AWARD-WINNING FARMER Paul Ekstein has been in Vaughan since 1979. He's seen many changes to the once-rural landscape and thinks he'll see plenty more.
When Paul Ekstein decided to sell off one of his Vaughan farms to a developer in 2004, he got what he considered to be a good deal on the sale.
“One of my farms was at Major Mackenzie and Huntington Road. There was nothing there at all and I got what I consider good money,” said Ekstein, 76, an award-winning cow farmer who first set up shop in Vaughan in 1979.
Using the cash from the land, he purchased a new farm and agricultural equipment to strengthen his business. The developer, in turn, got acres in the yet-to-be-developed area to build a community with hundreds of new homes.
But if Ekstein looks around the property at one of his remaining farms at Highway 50 and Rutherford Road today, the view is far from barren. With a new Sobeys distribution centre across the street on Huntington Road and a bustling intersection at the northwest corner of his property, Ekstein is now surrounded by a growing city.
It’s a common scenario for Vaughan, where thousands of acres of farmland have turned into suburban communities over the last few decades. But depending on one’s perspective, it’s either the natural progression of events in a city that’s long catered to would-be suburbanites or a nightmare scenario wherein green spaces are slowly annihilated in order to make room for an unsustainable pattern of sprawl development.
At least, that seems to be the choice in perspectives emerging from a debate about urban boundaries in the city’s draft official plan, the document that will guide Vaughan’s development over the next 20 years.
Charged with meeting provincially mandated targets for population densification, the city has included an option in the plan to expand development into the so-called ‘white belt.’ Made up of rural lands, the white belt serves as a kind of buffer between the urban boundary and protected greenbelt lands. The white belt lands can only be developed if the city deems it necessary to expand the urban boundary. The question of whether such an expansion is in fact necessary is now at the heart of a debate between the city and a new group calling itself Sustainable Vaughan.
“We felt we were denied the opportunity to have the discussion about where we should put new housing,” said Woodbridge resident Sony Rai, the group’s founder.
Angered by what he sees as the city’s attempt to push through the expansion of the urban boundary without consulting residents, Rai started Sustainable Vaughan in May and has since held several town-hall style meetings where residents were invited to learn about what the expansion might mean.
“There’s so much out there that tells us this is a silly thing to do,” said Deb Schulte, a supporter of Rai’s group and a candidate for city council. “Everybody complains about the traffic and we know that by sprawling further north, that isn’t going to get any better.”
The group cites air and water pollution, in addition to the loss of rich farmlands as further reasons to avoid urban expansion into white belt lands. Moreover, they say the reasoning behind the expansion is flawed and that the city can meet densification targets within the existing urban boundary.

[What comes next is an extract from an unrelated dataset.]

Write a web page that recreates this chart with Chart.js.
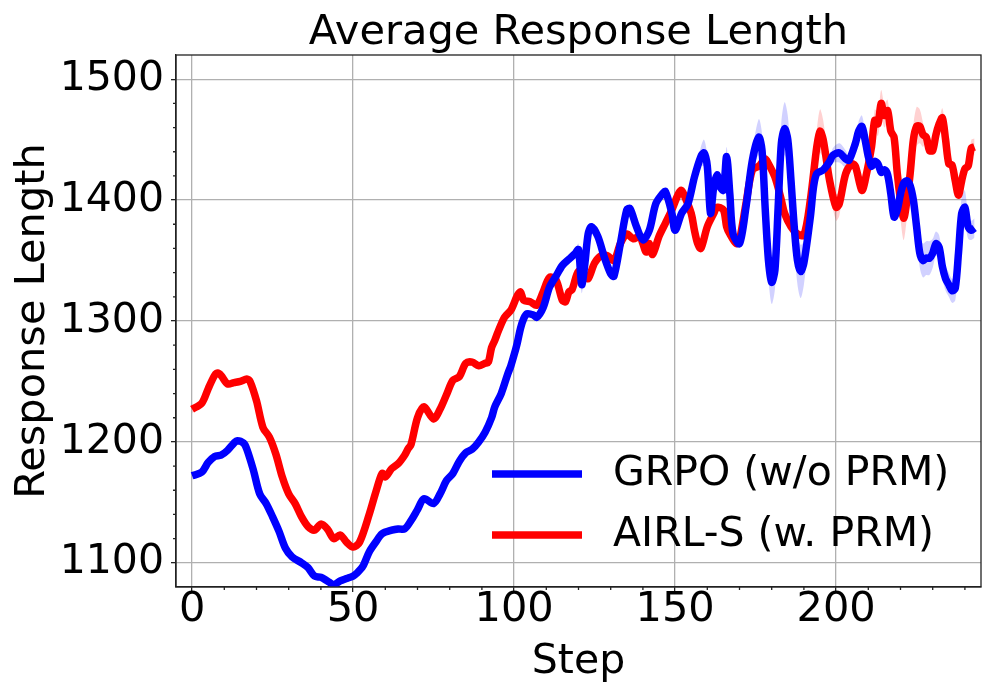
<!doctype html>
<html>
<head>
<meta charset="utf-8" />
<title>Average Response Length</title>
<script src="https://cdn.jsdelivr.net/npm/chart.js@4.4.0/dist/chart.umd.min.js"></script>
<style>
  html, body { margin:0; padding:0; background:#fff; }
  #wrap { width:996px; height:698px; }
</style>
</head>
<body>
<div id="wrap"><canvas id="myChart" width="996" height="698"></canvas></div>

<script>
// GRPO (w/o PRM)
const grpoSteps = [0,3,5,7,9,11,13,14,16,17,19,21,23,25,27,29,31,34,36,38,40,42,44,46,48,
  50,51,53,55,57,59,62,64,66,68,70,72,75,77,79,81,83,85,87,89,91,93,94,96,98,99,100,101,102,103,104,106,107,109,
  111,113,115,117,119,120,121,122,123,124,126,128,130,131,133,135,136,138,140,142,144,146,147,149,150,
  152,154,156,158,159,160,161,162,163,164,165,166,167,168,170,172,174,176,177,178,179,180,181,182,183,
  184,185,186,187,188,189,190,192,193,194,196,198,199,201,203,204,206,207,208,209,210,211,212,213,214,
  215,216,217,218,219,220,221,222,223,224,225,226,227,228,229,230,231,232,233,234,235,236,237,238,239,
  240,241,242,243];
const grpoLen = [1172,1175,1183,1188,1189,1193,1199,1201,1199,1194,1177,1157,1149,1138,1126,1112,1105,1100,1096,1089,1088,1085,1082,1085,1087,
  1089,1091,1097,1109,1117,1124,1127,1128,1128,1135,1144,1153,1149,1157,1168,1174,1184,1191,1194,1200,1208,1220,1229,1240,1256,1263,1272,1282,1294,1302,1306,1305,1303,1311,
  1328,1337,1346,1351,1356,1359,1330,1348,1372,1378,1370,1353,1339,1337,1364,1392,1393,1378,1367,1375,1397,1405,1407,1389,1375,
  1389,1397,1419,1436,1439,1428,1389,1411,1421,1411,1408,1436,1405,1372,1364,1394,1433,1452,1441,1392,1350,1332,1342,1394,1447,
  1459,1450,1416,1378,1350,1341,1348,1386,1411,1422,1425,1432,1437,1439,1434,1433,1447,1457,1461,1450,1436,1428,1432,1430,1423,
  1425,1421,1405,1386,1392,1405,1414,1416,1412,1400,1378,1356,1350,1352,1352,1356,1364,1361,1345,1335,1330,1325,1327,1356,1389,
  1394,1378,1375,1377];
// half width of the shaded band where it is wider than usual
const grpoBand = {119:4,120:5,121:7,122:5,158:8,159:11,160:9,161:8,166:8,174:8,176:15,177:14,178:12,179:16,180:18,
  181:16,182:14,183:18,184:22,185:20,186:16,187:16,188:20,189:22,190:18,192:10,193:8,199:6,201:8,203:7,207:8,208:9,209:7,
  225:8,226:12,227:14,228:14,229:14,230:12,231:10,232:10,233:10,234:10,235:10,236:10,237:10,238:12,239:14,240:14,241:10,242:8,243:8};

// AIRL-S (w. PRM)
const airlSteps = [0,3,5,7,8,9,11,13,15,17,18,20,22,24,26,28,30,32,34,36,38,40,42,44,46,48,50,52,55,57,59,60,62,64,66,67,68,
  70,72,75,77,79,81,83,85,87,89,91,92,93,94,95,97,99,101,102,103,105,107,109,111,113,115,116,117,118,120,122,123,125,127,129,131,
  133,135,137,139,140,141,142,143,145,147,149,151,152,153,155,156,157,158,160,162,163,165,166,167,169,170,172,174,176,178,179,
  181,183,184,186,188,190,192,194,195,196,198,200,201,203,205,206,208,209,211,212,213,214,215,216,217,218,219,220,221,222,223,
  224,225,226,227,228,229,230,231,232,233,234,235,236,237,238,239,240,241,242,243];
const airlLen = [1227,1232,1244,1255,1257,1255,1248,1249,1250,1252,1250,1234,1212,1204,1190,1171,1157,1149,1138,1130,1127,1132,1128,1120,1123,1117,1113,1117,1140,1158,1174,1171,1178,1182,1189,1194,1198,
  1220,1229,1219,1227,1239,1251,1254,1265,1266,1263,1265,1266,1278,1284,1291,1303,1309,1321,1324,1317,1316,1313,1324,1336,1334,1317,1316,1324,1326,1341,1337,1335,1348,1354,1354,1350,
  1364,1372,1368,1370,1364,1357,1364,1355,1370,1381,1392,1405,1408,1403,1389,1375,1364,1360,1378,1389,1394,1392,1378,1372,1364,1367,1397,1425,1428,1434,1430,
  1419,1400,1389,1378,1372,1371,1400,1444,1457,1450,1416,1394,1397,1422,1430,1428,1408,1416,1444,1466,1463,1480,1470,1474,1457,1452,1422,1400,1385,1400,1422,
  1450,1461,1461,1454,1452,1441,1441,1454,1463,1468,1450,1430,1429,1416,1404,1416,1426,1428,1443,1444];
const airlBand = {194:14,195:18,196:16,198:10,200:11,201:10,212:9,213:10,214:11,215:10,216:9,219:12,220:16,221:18,222:14,
  224:12,225:16,226:14,227:10,233:8,234:8,242:7,243:7};
const BAND_DEFAULT = 3;

const xTicks = [0, 50, 100, 150, 200];
const xMinorStep = 10;
const yTicks = [1100, 1200, 1300, 1400, 1500];

const FONT = "'DejaVu Sans', sans-serif";
const INK = '#222';
const GRID = '#b0b0b0';
const NONE = 'rgba(0,0,0,0)';
const LINE_W = 7.5;

const toPoints = (steps, vals) => steps.map((s, i) => ({x: s, y: vals[i]}));
const bandPoints = (steps, vals, wide, sign) =>
  steps.map((s, i) => ({x: s, y: vals[i] + sign * (wide[s] || BAND_DEFAULT)}));

function lineSet(label, steps, vals, color, order) {
  return { label, data: toPoints(steps, vals), borderColor: color, borderWidth: LINE_W,
    pointRadius: 0, tension: 0.3, fill: false, order };
}
function bandSet(steps, vals, wide, sign, fillColor, order) {
  return { label: '', data: bandPoints(steps, vals, wide, sign), borderWidth: 0, borderColor: NONE,
    backgroundColor: fillColor, pointRadius: 0, tension: 0.3, fill: sign < 0 ? '-1' : false, order };
}

// box, short minor ticks and the in-plot legend
const framePlugin = {
  id: 'frame',
  afterDraw(chart) {
    const {ctx, chartArea: a, scales} = chart;
    ctx.save();
    ctx.strokeStyle = INK;
    ctx.lineWidth = 1.3;
    ctx.strokeRect(a.left, a.top, a.right - a.left, a.bottom - a.top);
    ctx.beginPath();
    scales.x.ticks.forEach(t => {
      if (!xTicks.includes(t.value)) {
        const px = scales.x.getPixelForValue(t.value);
        ctx.moveTo(px, a.bottom); ctx.lineTo(px, a.bottom + 3);
      }
    });
    scales.y.ticks.forEach(t => {
      if (!yTicks.includes(t.value) && t.value > scales.y.min && t.value < scales.y.max) {
        const py = scales.y.getPixelForValue(t.value);
        ctx.moveTo(a.left, py); ctx.lineTo(a.left - 3, py);
      }
    });
    ctx.stroke();

    const items = [chart.data.datasets[0], chart.data.datasets[1]];
    ctx.font = '41px ' + FONT;
    ctx.textBaseline = 'middle';
    ctx.fillStyle = '#000';
    items.forEach((d, i) => {
      const y = a.bottom - 113 + i * 61;
      ctx.strokeStyle = d.borderColor;
      ctx.lineWidth = LINE_W;
      ctx.beginPath();
      ctx.moveTo(a.right - 489, y); ctx.lineTo(a.right - 399, y);
      ctx.stroke();
      ctx.fillText(d.label, a.right - 368, y);
    });
    ctx.restore();
  }
};

new Chart(document.getElementById('myChart'), {
  type: 'line',
  data: {
    datasets: [
      lineSet('GRPO (w/o PRM)', grpoSteps, grpoLen, '#0000ff', 0),
      lineSet('AIRL-S (w. PRM)', airlSteps, airlLen, '#ff0000', 1),
      bandSet(grpoSteps, grpoLen, grpoBand, 1, NONE, 3),
      bandSet(grpoSteps, grpoLen, grpoBand, -1, 'rgba(0,0,255,0.18)', 3),
      bandSet(airlSteps, airlLen, airlBand, 1, NONE, 2),
      bandSet(airlSteps, airlLen, airlBand, -1, 'rgba(255,0,0,0.18)', 2)
    ]
  },
  options: {
    responsive: false,
    animation: false,
    layout: { padding: { left: 0, right: 15, top: 0, bottom: 0 } },
    plugins: {
      legend: { display: false },
      tooltip: { enabled: false },
      title: {
        display: true, text: 'Average Response Length', color: '#000', fullSize: false,
        font: { family: FONT, size: 41.5, weight: 'normal', lineHeight: 1 },
        padding: { top: 12, bottom: 1.5 }
      }
    },
    scales: {
      x: {
        type: 'linear', min: -5, max: 245,
        afterFit: s => { s.height = 111; },
        afterBuildTicks: s => {
          const t = [];
          for (let v = 0; v <= 240; v += xMinorStep) t.push({ value: v });
          s.ticks = t;
        },
        border: { color: INK, width: 1.3 },
        grid: {
          color: c => (c.tick && xTicks.includes(c.tick.value)) ? GRID : NONE,
          tickColor: c => (c.tick && xTicks.includes(c.tick.value)) ? INK : NONE,
          lineWidth: 1.3, tickWidth: 1.3, tickLength: 5
        },
        ticks: {
          autoSkip: false, maxRotation: 0, color: '#000', padding: -7,
          font: { family: FONT, size: 41.5 },
          callback: v => xTicks.includes(v) ? String(v) : ''
        },
        title: { display: true, text: 'Step', color: '#000',
          font: { family: FONT, size: 41, lineHeight: 1 }, padding: { top: 0, bottom: 15 } }
      },
      y: {
        type: 'linear', min: 1080, max: 1520,
        afterFit: s => { s.width = 176; },
        border: { color: INK, width: 1.3 },
        grid: {
          color: c => (c.tick && yTicks.includes(c.tick.value)) ? GRID : NONE,
          tickColor: c => (c.tick && yTicks.includes(c.tick.value)) ? INK : NONE,
          lineWidth: 1.3, tickWidth: 1.3, tickLength: 5
        },
        ticks: {
          stepSize: 20, autoSkip: false, color: '#000', padding: 7,
          font: { family: FONT, size: 41 },
          callback: v => yTicks.includes(v) ? String(v) : ''
        },
        title: { display: true, text: 'Response Length', color: '#000',
          font: { family: FONT, size: 41.5, lineHeight: 1 }, padding: { top: 12, bottom: 0 } }
      }
    }
  },
  plugins: [framePlugin]
});
</script>
</body>
</html>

“The thing I find so offensive is that it’s not even necessary,” Schulte said. “The densification numbers in (the province’s) ‘Where and How to Grow’ are very conservative estimates… We have the developers saying ‘We want to do more than what you’re saying.’ And they’re not going to say that if they don’t think they can sell it.”

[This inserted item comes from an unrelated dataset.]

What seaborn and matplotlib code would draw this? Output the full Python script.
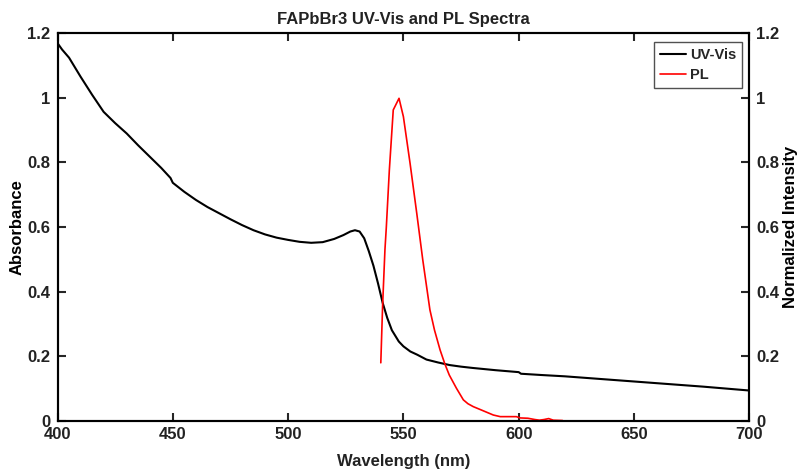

However, the city maintains that it’s not so optimistic about meeting the targets set out by the province.
“Consultants have said it doesn’t look like it can all be accommodated (with high rises),” said Ward 2 councillor Tony Carella. “The urban boundary needs to be expanded by 3 percent to accommodate the last 15 percent of the growth target.”
Although he defended the expansion into the white belt as necessary, Carella acknowledged the city has been used to a pattern of growth that is unsustainable.
“When I moved here 28 years ago, people were only interested in single-family dwellings; They have been the purchase of choice,” he said. “Over the last 30 years, anybody who bought a house here has to admit they’ve contributed to sprawl.”
Rather than focusing on incursions into the white belt lands, Carella said, people should direct their energies towards improving the efficiency of the existing city by way of public transit.
“Whoever is concerned about the 3 percent expansion … should take a look around and realize the real effort is going to be building sustainability into the urban area we’ve created over the last 30 years. How to get people out of their cars and taking transit — that’s the issue. We built all this on cheap oil. The 3 percent is important, but not as important as the lifestyle.”
But with city council set to vote on the new official plan Sept. 7, shortly before the municipal election, it may be up to voters to decide where attention should be paid.
“We want to make sprawl an election issue. It’s an election year and we want people to learn about what sprawl means and to let their councillors know they don’t want it,” said Rai.
As for Ekstein, he’s not going anywhere in a hurry. Although he’s had players like Wal-Mart offer to buy his farm, he’s content for now carrying on his business on one of the last tufts of Vaughan’s receding farmland.
“We’ve invested a lot of money in the buildings and at my age I don’t want to move,” said Ekstein. “I’ve kept it because I love it and I want to keep it.”